ALBUQUERQUE, N.M. (KRQE) – There is a push for new development on Albuquerque’s westside, including a $150-million hospital.
However, developers want a financial boost from the city to make it happen.
Albuquerque’s Northwest Mesa has grown by about 43,000 people since 2000, according to the Mid-Region Council of Governments, but the westside still lacks job opportunities and healthcare services.
“What if you have an emergency out here?
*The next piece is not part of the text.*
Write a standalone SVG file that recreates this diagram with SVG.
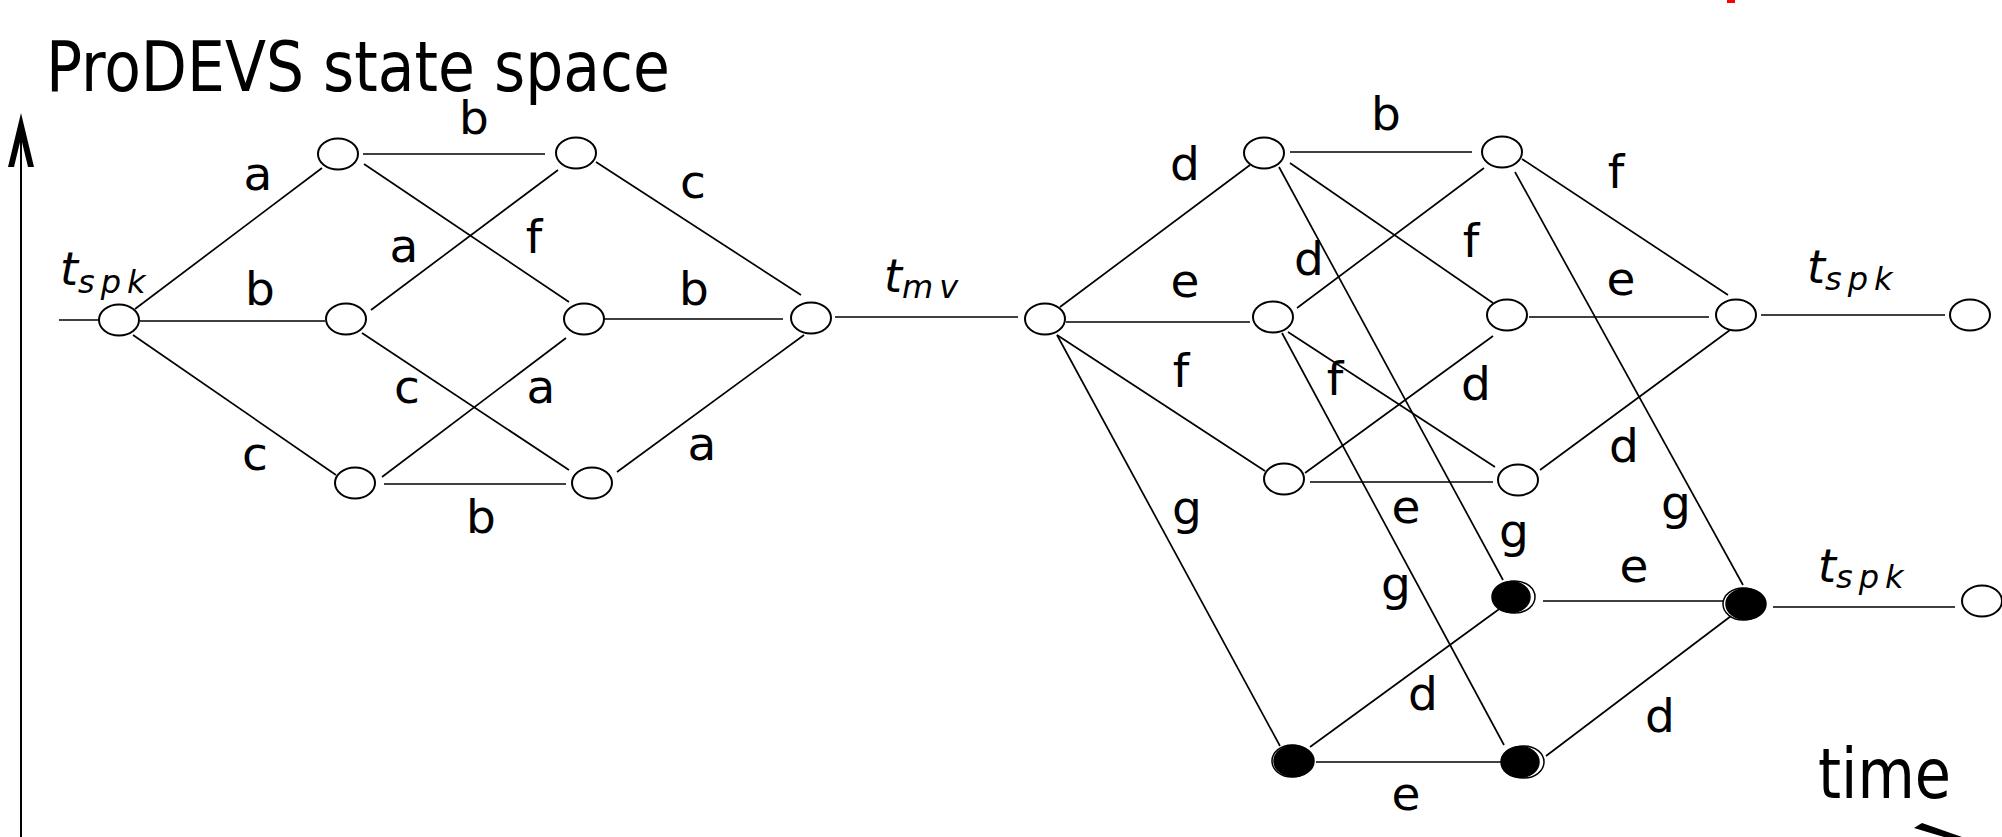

You know, you have to drive 30 minutes to a frickin’ hospital,” said westside resident Kaci Bailey. “It would be really nice to have a hospital out here.”
City Councilor Ken Sanchez is behind a push to bring a 56-acre Presbyterian hospital to the westside.
Presbyterian owns a smaller plot of land in the area now, but as part of the deal, Western Albuquerque Land Holdings would exchange land with Presbyterian, giving them a larger space on 118th Street and I-40.
The developer would build shops and restaurants in that area, and Councilor Sanchez wants to make it a Tax Increment Development District, or TIDD, to help pay for public infrastructure.
“TIDDs can be controversial at times but basically 75 percent of the increment on property taxes and gross receipt taxes would go into developing the 118th Street and the improvements there to be able to have the off ramp and to enter into the hospital,” Councilor Sanchez said.
Some spoke out against the idea at a council meeting earlier this month.
“Tax increment financing essentially becomes a subsidy to private developers at the expense of city coffers,” one woman said.
Councilor Sanchez points to assurances built into the proposed agreement, stating that if the hospital isn’t built in at least 20 years, then the deal is off and city money is protected.
In the face of a lot of unanswered questions, one certainty is more debate to come on the topic in City Council.
Councilors voted 7 to 2 on Monday, March 6 to pass a resolution that declared the intent of City Council to consider a resolution to form the Lower Petroglyphs Tax Increment Development District.
Councilors Pat Davis and Diane Gibson voted against the resolution.
After declaring the council’s intent, council members will later vote on a resolution to actually create the development district when more debates are expected to be heard.